• **PROMPT**:
Take the lines from the head of the listing through the one bearing "wavelength = list(range(450, 951, 5))" and copy them exactly, leaving every picture out.

• **INFORMATION SHOWN**:

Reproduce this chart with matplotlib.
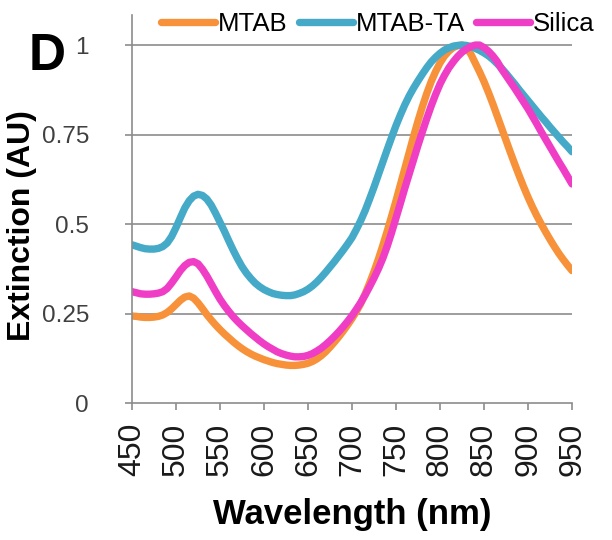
import matplotlib
matplotlib.use('Agg')
import matplotlib.pyplot as plt

plt.rcParams['font.family'] = ['Liberation Sans', 'DejaVu Sans']

# wavelength grid, 5 nm step (450 ... 950)
wavelength = list(range(450, 951, 5))

mtab = [0.243, 0.242, 0.240, 0.239, 0.239, 0.240, 0.242, 0.246, 0.253, 0.263,
        0.275, 0.287, 0.296, 0.299, 0.293, 0.280, 0.264, 0.247, 0.232, 0.218,
        0.205, 0.193, 0.182, 0.171, 0.161, 0.152, 0.144, 0.137, 0.131, 0.126,
        0.121, 0.117, 0.113, 0.110, 0.108, 0.106, 0.105, 0.105, 0.106, 0.108,
        0.111, 0.116, 0.123, 0.132, 0.143, 0.156, 0.170, 0.185, 0.201, 0.218,
        0.236, 0.256, 0.278, 0.305, 0.335, 0.367, 0.402, 0.440, 0.480, 0.522,
        0.565, 0.610, 0.655, 0.700, 0.745, 0.788, 0.828, 0.865, 0.898, 0.926,
        0.950, 0.969, 0.983, 0.993, 0.998, 1.000, 0.993, 0.975, 0.950, 0.925,
        0.898, 0.868, 0.836, 0.802, 0.768, 0.734, 0.700, 0.667, 0.635, 0.604,
        0.575, 0.548, 0.523, 0.500, 0.478, 0.457, 0.437, 0.418, 0.401, 0.385,
        0.370]

mtab_ta = [0.442, 0.438, 0.434, 0.431, 0.430, 0.430, 0.432, 0.437, 0.447, 0.465,
           0.490, 0.518, 0.545, 0.565, 0.578, 0.583, 0.580, 0.570, 0.553, 0.530,
           0.505, 0.480, 0.453, 0.427, 0.403, 0.381, 0.363, 0.348, 0.335, 0.325,
           0.317, 0.311, 0.306, 0.303, 0.301, 0.300, 0.300, 0.302, 0.306, 0.311,
           0.318, 0.327, 0.338, 0.351, 0.365, 0.380, 0.395, 0.411, 0.427, 0.444,
           0.462, 0.485, 0.510, 0.538, 0.570, 0.603, 0.638, 0.673, 0.708, 0.742,
           0.775, 0.805, 0.833, 0.858, 0.880, 0.900, 0.919, 0.937, 0.953, 0.966,
           0.977, 0.986, 0.992, 0.997, 0.999, 1.000, 0.999, 0.996, 0.991, 0.985,
           0.978, 0.970, 0.960, 0.948, 0.935, 0.921, 0.906, 0.891, 0.875, 0.860,
           0.845, 0.830, 0.815, 0.800, 0.786, 0.771, 0.757, 0.743, 0.729, 0.716,
           0.702]

silica = [0.311, 0.308, 0.305, 0.304, 0.304, 0.305, 0.307, 0.311, 0.320, 0.335,
          0.352, 0.370, 0.384, 0.393, 0.395, 0.389, 0.374, 0.355, 0.333, 0.311,
          0.290, 0.272, 0.256, 0.241, 0.228, 0.216, 0.205, 0.194, 0.184, 0.174,
          0.165, 0.157, 0.150, 0.143, 0.138, 0.134, 0.131, 0.129, 0.129, 0.130,
          0.133, 0.138, 0.145, 0.153, 0.163, 0.174, 0.186, 0.199, 0.213, 0.228,
          0.244, 0.262, 0.281, 0.302, 0.325, 0.349, 0.375, 0.404, 0.438, 0.476,
          0.517, 0.558, 0.600, 0.640, 0.680, 0.720, 0.758, 0.795, 0.830, 0.862,
          0.891, 0.915, 0.936, 0.953, 0.968, 0.980, 0.989, 0.996, 1.000, 1.000,
          0.993, 0.983, 0.970, 0.954, 0.933, 0.915, 0.897, 0.879, 0.860, 0.841,
          0.822, 0.801, 0.780, 0.758, 0.737, 0.716, 0.695, 0.674, 0.654, 0.633,
          0.612]

series = [('MTAB', mtab, '#f7923a'),
          ('MTAB-TA', mtab_ta, '#45a9c8'),
          ('Silica', silica, '#f03dc6')]

fig = plt.figure(figsize=(6.12, 5.4), dpi=100)
ax = fig.add_axes([132 / 612, 1 - 403 / 540, 440 / 612, 388 / 540])

for name, vals, col in series:
    ax.plot(wavelength, vals, color=col, lw=5.3, label=name,
            solid_capstyle='round', solid_joinstyle='round')

ax.set_xlim(450, 950)
ax.set_ylim(0, 1.084)
ax.set_xticks(range(450, 951, 50))
ax.set_yticks([0, 0.25, 0.5, 0.75, 1])
ax.set_yticklabels(['0', '0.25', '0.5', '0.75', '1'])

for yv in [0.25, 0.5, 0.75, 1]:
    ax.axhline(yv, color='#8c8c8c', lw=1.2, zorder=0)

for s in ['top', 'right']:
    ax.spines[s].set_visible(False)
for s in ['left', 'bottom']:
    ax.spines[s].set_color('#8c8c8c')
    ax.spines[s].set_linewidth(1.2)

ax.tick_params(axis='x', direction='out', length=5, width=1.2, color='#8c8c8c',
               labelsize=23, labelrotation=90, pad=9, labelcolor='#1a1a1a')
ax.tick_params(axis='y', direction='out', length=5, width=1.2, color='#8c8c8c',
               labelsize=17.5, pad=26, labelcolor='#404040')

ax.set_xlabel('Wavelength (nm)', fontsize=25, fontweight='bold', labelpad=16)
ax.set_ylabel('Extinction (AU)', fontsize=23, fontweight='bold')
ax.yaxis.set_label_coords(-95 / 440, (403 - 226) / 388)

fig.text(47 / 612, 1 - 57 / 540, 'D', fontsize=37, fontweight='bold',
         ha='center', va='center')

ax.legend(loc='center', bbox_to_anchor=(378 / 612, 1 - 24 / 540),
          bbox_transform=fig.transFigure, ncol=3, frameon=False,
          fontsize=18.5, handlelength=2.1, handletextpad=0.1,
          columnspacing=0.45, borderpad=0, borderaxespad=0)

fig.savefig('out.png', dpi=100)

• **REPLY**:
Reproduce this chart with matplotlib.
import matplotlib
matplotlib.use('Agg')
import matplotlib.pyplot as plt

plt.rcParams['font.family'] = ['Liberation Sans', 'DejaVu Sans']

# wavelength grid, 5 nm step (450 ... 950)
wavelength = list(range(450, 951, 5))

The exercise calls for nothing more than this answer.